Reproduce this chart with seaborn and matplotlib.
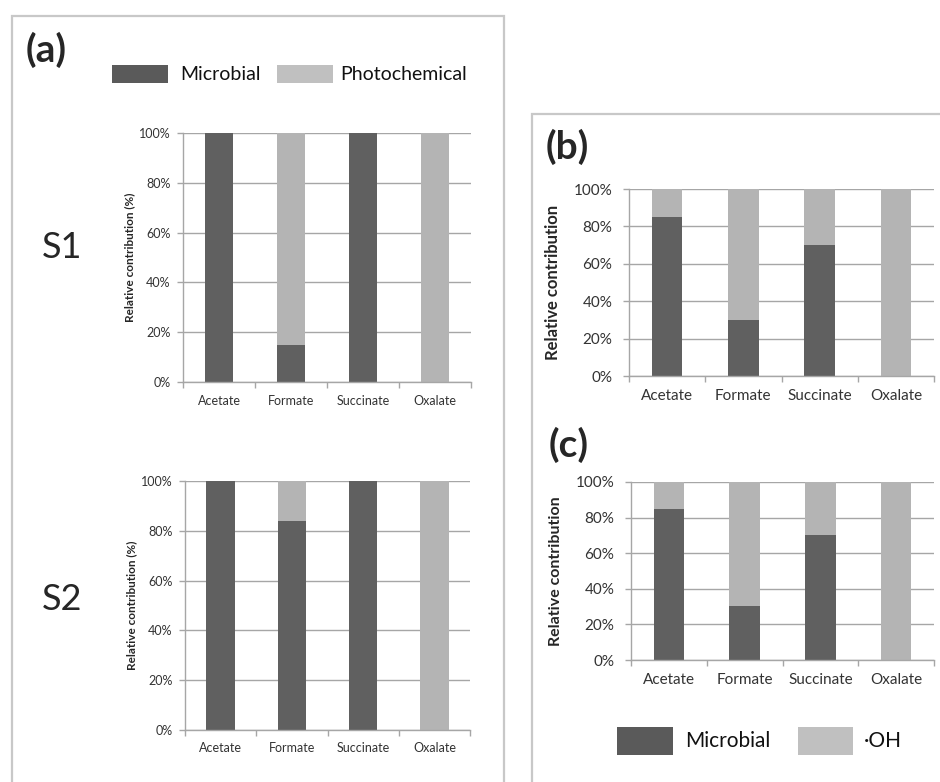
import pandas as pd
import numpy as np
import matplotlib
matplotlib.use("Agg")
import matplotlib.pyplot as plt
from matplotlib.patches import Rectangle
from matplotlib.ticker import FuncFormatter, FixedLocator
import seaborn as sns

sns.set_style("white")
plt.rcParams['font.family'] = ['Lato', 'DejaVu Sans']

# data (percent of total)
acids = ["Acetate", "Formate", "Succinate", "Oxalate"]
microbial_s1 = [100, 15, 100, 0]
microbial_s2 = [100, 84, 100, 0]
microbial_b = [85, 30, 70, 0]
microbial_c = [85, 30.5, 70, 0]
total = [100, 100, 100, 100]

dark = "#606060"
light = "#b4b4b4"
grid_col = "#a6a6a6"

W, H = 940, 782
fig = plt.figure(figsize=(W / 100, H / 100), dpi=100)


def px_axes(left, top, right, bottom):
    return fig.add_axes([left / W, 1 - bottom / H, (right - left) / W, (bottom - top) / H])


def stacked(ax, micro, tick_size, tick_pad, label, label_size, label_pad):
    df = pd.DataFrame({"acid": acids, "total": total, "micro": micro})
    sns.barplot(data=df, x="acid", y="total", color=light, width=0.4,
                saturation=1, errorbar=None, linewidth=0, edgecolor="none", ax=ax)
    sns.barplot(data=df, x="acid", y="micro", color=dark, width=0.4,
                saturation=1, errorbar=None, linewidth=0, edgecolor="none", ax=ax)
    ax.set_xlim(-0.5, 3.5)
    ax.set_ylim(0, 100)
    ax.set_yticks([0, 20, 40, 60, 80, 100])
    ax.yaxis.set_major_formatter(FuncFormatter(lambda v, p: f"{v:.0f}%"))
    ax.grid(axis="y", color=grid_col, linewidth=1.0)
    ax.set_axisbelow(True)
    for s in ["top", "right"]:
        ax.spines[s].set_visible(False)
    for s in ["left", "bottom"]:
        ax.spines[s].set_color(grid_col)
        ax.spines[s].set_linewidth(1.0)
    ax.xaxis.set_minor_locator(FixedLocator([-0.5, 0.5, 1.5, 2.5, 3.5]))
    ax.tick_params(axis="x", which="major", length=0, labelsize=tick_size,
                   labelcolor="#333333", pad=9)
    ax.tick_params(axis="x", which="minor", length=4, color=grid_col, width=1, bottom=True)
    ax.tick_params(axis="y", length=4, color=grid_col, width=1, left=True,
                   labelsize=tick_size, labelcolor="#333333", pad=tick_pad)
    ax.set_xlabel("")
    ax.set_ylabel(label, fontsize=label_size, fontweight="bold", labelpad=label_pad)


ax_s1 = px_axes(183, 133, 471, 382)
stacked(ax_s1, microbial_s1, 9, 5, "Relative contribution (%)", 8.5, 3)
ax_s2 = px_axes(185, 481, 470, 730)
stacked(ax_s2, microbial_s2, 9, 5, "Relative contribution (%)", 8.5, 3)
ax_b = px_axes(629, 189, 934, 376)
stacked(ax_b, microbial_b, 11, 8, "Relative contribution", 12, 9)
ax_c = px_axes(631, 482, 934, 660)
stacked(ax_c, microbial_c, 11, 8, "Relative contribution", 11.5, 9)

# panel frames
box = "#c8c8c8"
fig.add_artist(Rectangle((12 / W, -0.1), (504 - 12) / W, 1.1 - 16 / H,
                         transform=fig.transFigure, fill=False, edgecolor=box, linewidth=1.6))
fig.add_artist(Rectangle((532 / W, -0.1), 0.5, 1.1 - 114 / H,
                         transform=fig.transFigure, fill=False, edgecolor=box, linewidth=1.6))

# panel letters and row labels
fig.text(26 / W, 1 - 50 / H, "(a)", fontsize=28, fontweight="bold", va="center")
fig.text(546 / W, 1 - 147 / H, "(b)", fontsize=28, fontweight="bold", va="center")
fig.text(549 / W, 1 - 445 / H, "(c)", fontsize=28, fontweight="bold", va="center")
fig.text(62 / W, 1 - 247 / H, "S1", fontsize=26, ha="center", va="center")
fig.text(62 / W, 1 - 600 / H, "S2", fontsize=26, ha="center", va="center")

# legends
def legend_entry(x0, x1, y0, y1, color, text, tx, size):
    fig.add_artist(Rectangle((x0 / W, 1 - y1 / H), (x1 - x0) / W, (y1 - y0) / H,
                             transform=fig.transFigure, facecolor=color, edgecolor="none"))
    fig.text(tx / W, 1 - (y0 + y1) / 2 / H, text, fontsize=size, va="center", ha="left",
             color="#111111")

legend_entry(112, 168, 65, 83, "#5a5a5a", "Microbial", 180, 14)
legend_entry(277, 333, 65, 83, "#c0c0c0", "Photochemical", 340, 14)
legend_entry(617, 673, 727, 755, "#5a5a5a", "Microbial", 685, 15)
legend_entry(798, 853, 727, 755, "#c0c0c0", "·OH", 864, 15)

fig.savefig("out.png", dpi=100)
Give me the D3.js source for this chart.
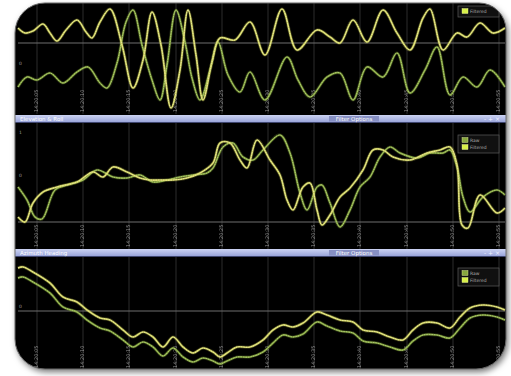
<!DOCTYPE html>
<html lang="en">
<head>
<meta charset="UTF-8">
<script src="https://d3js.org/d3.v7.min.js"></script>
<style>
    body {margin: 0; background-color: #ffffff;}
    svg {display: block;}
</style>
</head>
<body>
<svg class="chart" width="511" height="376"></svg>
<script type="text/javascript">
    // sample index along x, reading value along y (per panel units)
    var sampleTicks = [19, 65, 111, 158, 204, 250, 296, 342, 389, 435, 481];
    var timeLabels = ['14:20:05', '14:20:10', '14:20:15', '14:20:20', '14:20:25', '14:20:30',
                      '14:20:35', '14:20:40', '14:20:45', '14:20:50', '14:20:55'];
    var legendNames = ['Raw', 'Filtered'];
    var panelTitles = ['', 'Elevation & Roll', 'Azimuth Heading'];

    var p1Filtered = [[0,84],[7,79],[15,81],[25,88],[32,79],[39,71],[48,82],[59,92],[68,80],[74,74],
        [82,90],[92,103],[104,67],[115,24],[125,52],[134,100],[143,67],[153,4],[162,42],[170,102],
        [178,57],[185,12],[194,50],[202,74],[217,72],[232,90],[247,57],[264,103],[279,62],[299,82],
        [312,75],[322,69],[335,92],[349,70],[365,102],[379,79],[392,62],[405,94],[412,103],[425,62],
        [439,79],[449,75],[462,89],[475,79],[487,84]];
    var p1Raw = [[0,25],[9,35],[19,32],[32,39],[45,29],[59,40],[70,45],[82,29],[89,24],[99,49],
        [108,90],[115,102],[124,67],[134,32],[142,12],[149,47],[158,102],[167,70],[174,34],[182,12],
        [192,42],[200,70],[210,37],[222,20],[232,40],[247,12],[269,55],[280,32],[292,15],[309,35],
        [322,39],[335,12],[349,45],[365,35],[379,59],[392,19],[407,42],[419,65],[432,17],[445,35],
        [459,25],[472,42],[487,25]];

    var p2Filtered = [[0,31],[7,26],[15,45],[25,56],[39,61],[59,66],[75,76],[85,71],[95,81],[109,76],
        [122,70],[132,68],[142,68],[155,68],[169,70],[182,75],[195,85],[202,105],[212,105],[222,88],
        [229,80],[239,108],[252,88],[262,73],[269,48],[275,38],[285,61],[292,65],[299,38],[304,23],
        [312,33],[322,51],[332,60],[345,78],[355,98],[365,98],[375,91],[392,88],[409,95],[422,98],
        [432,101],[439,83],[444,23],[450,20],[462,53],[479,35],[487,40]];
    var p2Raw = [[0,61],[9,48],[17,31],[24,29],[37,58],[49,63],[65,68],[79,78],[95,71],[109,70],
        [122,73],[135,66],[149,68],[162,71],[175,73],[189,75],[195,80],[205,101],[215,105],[225,91],
        [235,88],[245,98],[262,113],[272,95],[282,55],[289,38],[299,61],[304,63],[312,45],[322,21],
        [332,38],[342,61],[352,71],[362,91],[372,101],[382,95],[399,90],[412,95],[425,95],[432,98],
        [439,81],[445,51],[452,36],[465,51],[479,58],[487,53]];

    var p3Filtered = [[0,98],[5,99],[15,94],[32,83],[45,69],[59,64],[69,56],[82,48],[92,46],[105,36],
        [115,29],[125,34],[135,29],[145,19],[155,29],[165,19],[175,13],[185,18],[195,14],[202,9],
        [209,13],[219,19],[232,19],[245,26],[255,36],[265,41],[275,39],[285,43],[299,54],[309,51],
        [322,46],[335,44],[345,36],[359,34],[372,29],[385,26],[395,36],[405,43],[419,43],[432,38],
        [442,49],[452,58],[465,61],[479,59],[487,56]];
    var p3Raw = [[0,88],[5,89],[15,84],[32,73],[45,59],[59,54],[69,46],[82,38],[92,35],[105,26],
        [115,19],[125,24],[135,19],[145,10],[155,18],[165,9],[175,4],[185,8],[195,5],[202,2],
        [209,5],[219,9],[232,9],[245,14],[255,23],[265,31],[275,29],[285,32],[299,44],[309,40],
        [322,35],[335,33],[345,25],[359,23],[372,19],[385,16],[395,25],[405,31],[419,31],[432,28],
        [442,38],[452,48],[465,51],[479,49],[487,46]];

    var p1Grid = [69], p2Grid = [26], p3Grid = [55];
    var p1Labels = [[47, '0']], p2Labels = [[114, '1'], [71, '0']], p3Labels = [[58, '0']];

    var svg = d3.select('.chart');
    var defs = svg.append('defs');

    var shadow = defs.append('filter').attr('id', 'shadow')
        .attr('x', '-10%').attr('y', '-10%').attr('width', '120%').attr('height', '125%');
    shadow.append('feDropShadow').attr('dx', 2).attr('dy', 3).attr('stdDeviation', 3)
        .attr('flood-color', '#000').attr('flood-opacity', 0.55);

    var barGrad = defs.append('linearGradient').attr('id', 'bar').attr('x1', 0).attr('y1', 0).attr('x2', 0).attr('y2', 1);
    barGrad.append('stop').attr('offset', '0%').attr('stop-color', '#ccd3f3');
    barGrad.append('stop').attr('offset', '100%').attr('stop-color', '#97a2d8');

    function framePath(x0, y0, x1, y1, tl, tr, br, bl) {
        return 'M' + (x0 + tl) + ',' + y0 + ' H' + (x1 - tr) + ' A' + tr + ',' + tr + ' 0 0 1 ' + x1 + ',' + (y0 + tr) +
            ' V' + (y1 - br) + ' A' + br + ',' + br + ' 0 0 1 ' + (x1 - br) + ',' + y1 +
            ' H' + (x0 + bl) + ' A' + bl + ',' + bl + ' 0 0 1 ' + x0 + ',' + (y1 - bl) +
            ' V' + (y0 + tl) + ' A' + tl + ',' + tl + ' 0 0 1 ' + (x0 + tl) + ',' + y0 + ' Z';
    }
    var outline = framePath(15, 3, 506, 369, 30, 27, 30, 30);

    defs.append('clipPath').attr('id', 'frameClip').append('path').attr('d', outline);

    svg.append('path').attr('d', outline).attr('fill', '#050505').attr('filter', 'url(#shadow)');

    var win = svg.append('g').attr('clip-path', 'url(#frameClip)');

    var x = d3.scaleLinear().domain([0, 487]).range([18, 505]);

    var panels = [
        {top: 0, bottom: 114, range: [112, 8], max: 104, grid: p1Grid, labels: p1Labels,
         series: [p1Filtered, p1Raw], legend: [[1]], legendY: 6},
        {top: 123, bottom: 249, range: [248, 123], max: 125, grid: p2Grid, labels: p2Labels,
         series: [p2Filtered, p2Raw], legend: [[0], [1]], legendY: 135},
        {top: 257, bottom: 370, range: [366, 257], max: 109, grid: p3Grid, labels: p3Labels,
         series: [p3Filtered, p3Raw], legend: [[0], [1]], legendY: 268}
    ];
    // colours: [outer, core] for Filtered (yellow) and Raw (green)
    var lineColors = [['#d2d460', '#eeeeb4'], ['#86a63e', '#bcd28c']];

    panels.forEach(function (p, i) {
        var y = d3.scaleLinear().domain([0, p.max]).range(p.range);
        var g = win.append('g');
        var clipId = 'plot' + i;
        defs.append('clipPath').attr('id', clipId).append('rect')
            .attr('x', 17).attr('y', p.top).attr('width', 490).attr('height', p.bottom - p.top);

        g.selectAll('.vgrid').data(sampleTicks).enter().append('line')
            .attr('x1', function (d) { return x(d); }).attr('x2', function (d) { return x(d); })
            .attr('y1', p.top).attr('y2', p.bottom)
            .attr('stroke', '#2c2c2c').attr('stroke-width', 1);

        g.selectAll('.hgrid').data(p.grid).enter().append('line')
            .attr('x1', 18).attr('x2', 505)
            .attr('y1', function (d) { return y(d); }).attr('y2', function (d) { return y(d); })
            .attr('stroke', '#6e6e6e').attr('stroke-width', 1);

        g.selectAll('.ylab').data(p.labels).enter().append('text')
            .attr('x', 19).attr('y', function (d) { return y(d[0]); })
            .attr('font-family', 'DejaVu Sans').attr('font-size', 4.5).attr('fill', '#9a9a9a')
            .text(function (d) { return d[1]; });

        var labelBase = i === 2 ? 368 : p.bottom - 2;
        g.selectAll('.xlab').data(sampleTicks).enter().append('text')
            .attr('transform', function (d) { return 'translate(' + x(d) + ',' + labelBase + ') rotate(-90)'; })
            .attr('dominant-baseline', 'middle')
            .attr('font-family', 'DejaVu Sans').attr('font-size', 5).attr('fill', '#b0b0b0')
            .attr('opacity', 0.8)
            .text(function (d, k) { return timeLabels[k]; });

        var line = d3.line()
            .x(function (d) { return x(d[0]); })
            .y(function (d) { return y(d[1]); })
            .curve(d3.curveCatmullRom.alpha(0.5));

        var lines = g.append('g').attr('clip-path', 'url(#' + clipId + ')');
        [1, 0].forEach(function (s) {
            lines.append('path').attr('d', line(p.series[s])).attr('fill', 'none')
                .attr('stroke', lineColors[s][0]).attr('stroke-opacity', 0.25).attr('stroke-width', 3.2);
            lines.append('path').attr('d', line(p.series[s])).attr('fill', 'none')
                .attr('stroke', lineColors[s][0]).attr('stroke-width', 1.7);
            lines.append('path').attr('d', line(p.series[s])).attr('fill', 'none')
                .attr('stroke', lineColors[s][1]).attr('stroke-width', 0.7)
                .attr('stroke-dasharray', '1.5,1');
        });

        // legend
        var lg = g.append('g');
        var lh = p.legend.length * 7 + 4;
        lg.append('rect').attr('x', 458).attr('y', p.legendY).attr('width', 41).attr('height', lh)
            .attr('fill', '#101010').attr('stroke', '#5c5c5c').attr('stroke-width', 0.7);
        p.legend.forEach(function (e, k) {
            var s = e[0];
            var ly = p.legendY + 2.5 + k * 7;
            lg.append('rect').attr('x', 462).attr('y', ly).attr('width', 6).attr('height', 5)
                .attr('fill', s === 1 ? '#d8f048' : lineColors[1 - s][0])
                .attr('stroke', '#e8f4a0').attr('stroke-width', 0.4);
            lg.append('text').attr('x', 470).attr('y', ly + 4)
                .attr('font-family', 'DejaVu Sans').attr('font-size', 4.5).attr('fill', '#a8a8a8')
                .text(legendNames[k === 0 && p.legend.length === 1 ? 1 : k]);
        });

        // title bar above panels 2 and 3
        if (i > 0) {
            var by = p.top - 8;
            var bar = win.append('g');
            bar.append('rect').attr('x', 15).attr('y', by).attr('width', 492).attr('height', 7.5)
                .attr('fill', 'url(#bar)');
            bar.append('line').attr('x1', 15).attr('x2', 507).attr('y1', by + 7.5).attr('y2', by + 7.5)
                .attr('stroke', '#3c4470').attr('stroke-width', 0.8);
            bar.append('text').attr('x', 20).attr('y', by + 5.6)
                .attr('font-family', 'DejaVu Sans').attr('font-size', 5.5).attr('fill', '#ffffff')
                .text(panelTitles[i]);
            bar.append('rect').attr('x', 329).attr('y', by + 1).attr('width', 50).attr('height', 5.5)
                .attr('fill', '#8790c4');
            bar.append('text').attr('x', 354).attr('y', by + 5.6).attr('text-anchor', 'middle')
                .attr('font-family', 'DejaVu Sans').attr('font-size', 5.5).attr('fill', '#ffffff')
                .text('Filter Options');
            bar.append('text').attr('x', 500).attr('y', by + 5.8).attr('text-anchor', 'end')
                .attr('font-family', 'DejaVu Sans').attr('font-size', 6).attr('fill', '#eef0ff')
                .text('- + \u00d7');
        }
    });

    // light window edge
    svg.append('path').attr('d', outline).attr('fill', 'none')
        .attr('stroke', '#6a6a6a').attr('stroke-width', 1);
</script>
</body>
</html>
----
Set down word for word the lines from the first entry through the line with "return fig.add_axes([left /", both included, omitting pictures.

Reproduce this chart with seaborn and matplotlib.
import pandas as pd
import numpy as np
import matplotlib
matplotlib.use("Agg")
import matplotlib.pyplot as plt
from matplotlib.patches import Rectangle
from matplotlib.ticker import FuncFormatter, FixedLocator
import seaborn as sns

sns.set_style("white")
plt.rcParams['font.family'] = ['Lato', 'DejaVu Sans']

# data (percent of total)
acids = ["Acetate", "Formate", "Succinate", "Oxalate"]
microbial_s1 = [100, 15, 100, 0]
microbial_s2 = [100, 84, 100, 0]
microbial_b = [85, 30, 70, 0]
microbial_c = [85, 30.5, 70, 0]
total = [100, 100, 100, 100]

dark = "#606060"
light = "#b4b4b4"
grid_col = "#a6a6a6"

W, H = 940, 782
fig = plt.figure(figsize=(W / 100, H / 100), dpi=100)


def px_axes(left, top, right, bottom):
    return fig.add_axes([left / W, 1 - bottom / H, (right - left) / W, (bottom - top) / H])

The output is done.